DATA
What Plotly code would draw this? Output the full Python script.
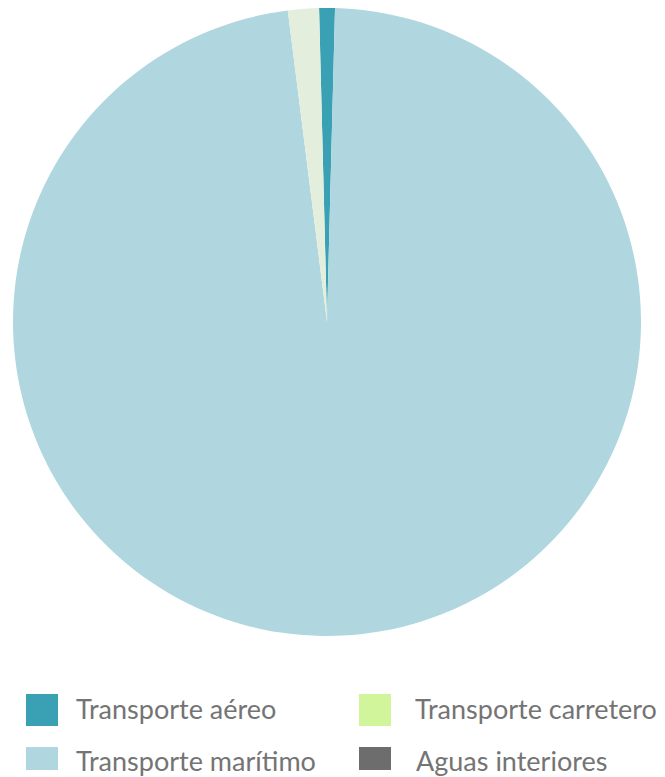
import plotly.graph_objects as go

W, H = 665, 777

labels = ["Transporte aéreo", "Transporte marítimo", "Transporte carretero", "Aguas interiores"]
values = [0.81, 97.60, 1.59, 0.0]
slice_colors = ["#3aa1b5", "#b0d7df", "#e3efdc", "#6d6d6d"]
legend_colors = ["#3aa1b5", "#b0d7df", "#d1f59b", "#6d6d6d"]

fig = go.Figure()
fig.add_trace(go.Pie(
    labels=labels, values=values,
    marker=dict(colors=slice_colors, line=dict(width=0)),
    sort=False, direction="clockwise", rotation=-1.45,
    textinfo="none", hoverinfo="label+percent",
    showlegend=False,
    domain=dict(x=[13 / W, 641 / W], y=[1 - 636 / H, 1 - 8 / H]),
))

# legend drawn manually (column-major: aéreo, marítimo | carretero, aguas)
sq_x = [26, 26, 359, 359]
sq_y = [(694, 726), (747, 770), (694, 726), (747, 770)]
txt_x = [74, 74, 413, 414]
txt_y = [708, 760, 708, 760]
shapes = []
annots = []
for i, lab in enumerate(labels):
    x0 = sq_x[i]
    y0, y1 = sq_y[i]
    shapes.append(dict(type="rect", xref="paper", yref="paper",
                       x0=x0 / W, x1=(x0 + 32) / W, y0=1 - y1 / H, y1=1 - y0 / H,
                       fillcolor=legend_colors[i], line=dict(width=0)))
    annots.append(dict(text=lab, xref="paper", yref="paper",
                       x=txt_x[i] / W, y=1 - txt_y[i] / H,
                       xanchor="left", yanchor="middle", showarrow=False,
                       font=dict(family="Lato", size=27, color="#747474")))

fig.update_layout(
    width=W, height=H,
    margin=dict(l=0, r=0, t=0, b=0),
    paper_bgcolor="white", plot_bgcolor="white",
    shapes=shapes, annotations=annots,
)
fig.write_html("out.html")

THE TASK
Reproduce the data verbatim. Do not carry any picture into the copy.

TASK OUTPUT
What Plotly code would draw this? Output the full Python script.
import plotly.graph_objects as go

W, H = 665, 777

labels = ["Transporte aéreo", "Transporte marítimo", "Transporte carretero", "Aguas interiores"]
values = [0.81, 97.60, 1.59, 0.0]
slice_colors = ["#3aa1b5", "#b0d7df", "#e3efdc", "#6d6d6d"]
legend_colors = ["#3aa1b5", "#b0d7df", "#d1f59b", "#6d6d6d"]

fig = go.Figure()
fig.add_trace(go.Pie(
    labels=labels, values=values,
    marker=dict(colors=slice_colors, line=dict(width=0)),
    sort=False, direction="clockwise", rotation=-1.45,
    textinfo="none", hoverinfo="label+percent",
    showlegend=False,
    domain=dict(x=[13 / W, 641 / W], y=[1 - 636 / H, 1 - 8 / H]),
))

# legend drawn manually (column-major: aéreo, marítimo | carretero, aguas)
sq_x = [26, 26, 359, 359]
sq_y = [(694, 726), (747, 770), (694, 726), (747, 770)]
txt_x = [74, 74, 413, 414]
txt_y = [708, 760, 708, 760]
shapes = []
annots = []
for i, lab in enumerate(labels):
    x0 = sq_x[i]
    y0, y1 = sq_y[i]
    shapes.append(dict(type="rect", xref="paper", yref="paper",
                       x0=x0 / W, x1=(x0 + 32) / W, y0=1 - y1 / H, y1=1 - y0 / H,
                       fillcolor=legend_colors[i], line=dict(width=0)))
    annots.append(dict(text=lab, xref="paper", yref="paper",
                       x=txt_x[i] / W, y=1 - txt_y[i] / H,
                       xanchor="left", yanchor="middle", showarrow=False,
                       font=dict(family="Lato", size=27, color="#747474")))

fig.update_layout(
    width=W, height=H,
    margin=dict(l=0, r=0, t=0, b=0),
    paper_bgcolor="white", plot_bgcolor="white",
    shapes=shapes, annotations=annots,
)
fig.write_html("out.html")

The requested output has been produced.